クラスメソッドの開発チームに対し、藤井さんは「やりたいところと技術的、スケジュール的にできることとのバランスを考えながら、前向きなアイディアをたくさん出していただいた」と明かしています。LINE上で動くアプリの開発は初めての経験だった大阪ガスには心強かったようです。「皆さんとは、とても話しやすく、楽しく仕事ができました。また一緒に仕事ができる日が楽しみです。」と今後の開発にも期待を寄せています。
LINEアプリならではのUXの向上でターゲット拡大を目指す
グループトークに「おえかき」「Kytell」「カイテル」のいずれかを投稿すると、共有用のホワイトボードのリンクが表示されます。

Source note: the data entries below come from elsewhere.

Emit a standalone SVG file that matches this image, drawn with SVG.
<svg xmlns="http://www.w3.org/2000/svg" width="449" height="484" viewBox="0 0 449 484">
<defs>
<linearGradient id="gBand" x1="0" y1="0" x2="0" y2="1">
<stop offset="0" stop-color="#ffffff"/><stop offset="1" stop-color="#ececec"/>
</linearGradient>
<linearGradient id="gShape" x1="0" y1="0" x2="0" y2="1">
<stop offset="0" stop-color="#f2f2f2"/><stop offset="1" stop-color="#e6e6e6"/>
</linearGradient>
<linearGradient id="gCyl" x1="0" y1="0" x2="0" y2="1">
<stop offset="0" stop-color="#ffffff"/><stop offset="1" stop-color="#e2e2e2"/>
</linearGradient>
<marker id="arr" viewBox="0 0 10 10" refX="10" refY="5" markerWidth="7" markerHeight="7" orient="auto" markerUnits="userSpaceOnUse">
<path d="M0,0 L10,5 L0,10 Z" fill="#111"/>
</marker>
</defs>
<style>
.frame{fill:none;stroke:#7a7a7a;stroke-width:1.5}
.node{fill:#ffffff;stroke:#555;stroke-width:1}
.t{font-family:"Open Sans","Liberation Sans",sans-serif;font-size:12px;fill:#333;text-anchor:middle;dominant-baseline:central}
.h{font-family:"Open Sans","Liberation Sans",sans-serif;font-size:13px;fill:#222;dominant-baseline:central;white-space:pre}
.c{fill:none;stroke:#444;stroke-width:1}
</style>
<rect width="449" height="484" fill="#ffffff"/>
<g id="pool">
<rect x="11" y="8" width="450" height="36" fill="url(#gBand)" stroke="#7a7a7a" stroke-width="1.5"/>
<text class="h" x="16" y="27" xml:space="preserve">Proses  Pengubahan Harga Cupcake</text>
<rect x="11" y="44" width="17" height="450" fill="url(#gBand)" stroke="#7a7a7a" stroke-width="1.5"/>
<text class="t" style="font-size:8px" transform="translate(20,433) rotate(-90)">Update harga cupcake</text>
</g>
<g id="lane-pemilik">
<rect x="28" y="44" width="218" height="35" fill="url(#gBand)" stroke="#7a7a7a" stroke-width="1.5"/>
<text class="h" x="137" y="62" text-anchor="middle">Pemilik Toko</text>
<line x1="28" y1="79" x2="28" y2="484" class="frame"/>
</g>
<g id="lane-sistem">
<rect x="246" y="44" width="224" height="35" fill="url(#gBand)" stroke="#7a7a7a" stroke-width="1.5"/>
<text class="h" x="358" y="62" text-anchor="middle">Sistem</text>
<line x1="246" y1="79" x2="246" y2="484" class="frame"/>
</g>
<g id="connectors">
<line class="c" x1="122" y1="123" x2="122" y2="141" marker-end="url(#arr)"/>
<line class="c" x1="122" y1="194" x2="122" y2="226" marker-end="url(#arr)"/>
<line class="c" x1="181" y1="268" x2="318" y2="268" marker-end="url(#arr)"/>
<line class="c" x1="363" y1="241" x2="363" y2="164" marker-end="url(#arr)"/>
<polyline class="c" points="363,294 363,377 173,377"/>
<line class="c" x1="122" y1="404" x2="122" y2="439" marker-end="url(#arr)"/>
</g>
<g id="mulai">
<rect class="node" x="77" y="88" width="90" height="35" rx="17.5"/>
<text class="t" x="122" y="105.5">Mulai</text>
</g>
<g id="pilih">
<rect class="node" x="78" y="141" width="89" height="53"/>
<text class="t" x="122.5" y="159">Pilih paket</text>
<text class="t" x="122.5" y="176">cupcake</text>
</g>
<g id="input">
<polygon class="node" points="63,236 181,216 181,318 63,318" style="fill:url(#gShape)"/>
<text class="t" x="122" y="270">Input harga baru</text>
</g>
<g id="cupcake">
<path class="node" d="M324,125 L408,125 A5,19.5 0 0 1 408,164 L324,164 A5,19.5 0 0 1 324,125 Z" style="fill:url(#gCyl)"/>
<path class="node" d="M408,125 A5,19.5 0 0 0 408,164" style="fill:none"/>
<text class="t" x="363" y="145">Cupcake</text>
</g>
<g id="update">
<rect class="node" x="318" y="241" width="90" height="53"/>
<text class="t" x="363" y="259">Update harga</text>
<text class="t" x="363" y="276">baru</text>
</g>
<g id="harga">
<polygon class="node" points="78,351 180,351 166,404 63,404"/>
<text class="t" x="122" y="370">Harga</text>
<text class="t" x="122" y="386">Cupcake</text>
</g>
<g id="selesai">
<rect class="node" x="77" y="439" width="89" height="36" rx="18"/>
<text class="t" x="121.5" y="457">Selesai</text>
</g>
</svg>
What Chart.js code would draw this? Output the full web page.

リンクをクリックするとホワイトボード画面が表示されるしくみです。
なるべくLINEのタイムライン上で操作ができるように、「投稿(カメラ)」ボタンで、トーク画面に絵を一定期間保存でき、保存された状態から書き直しができるようになっています。
今回のアプリのリリースによって期待される効果として、家族だけではなく、親戚、友だち同士など、これまでのユーザー以外にもリーチするチャネルが広がったことが挙げられます。「LINEの強みは8000万人を超えるユーザー。一方で、アップデートが頻繁で、追加機能が次々と出てくるので、クラスメソッドさんにはLINE側のアップデートの情報などを適宜フィードバックしてもらえたら助かります」と、今後のフォローアップにも期待されています。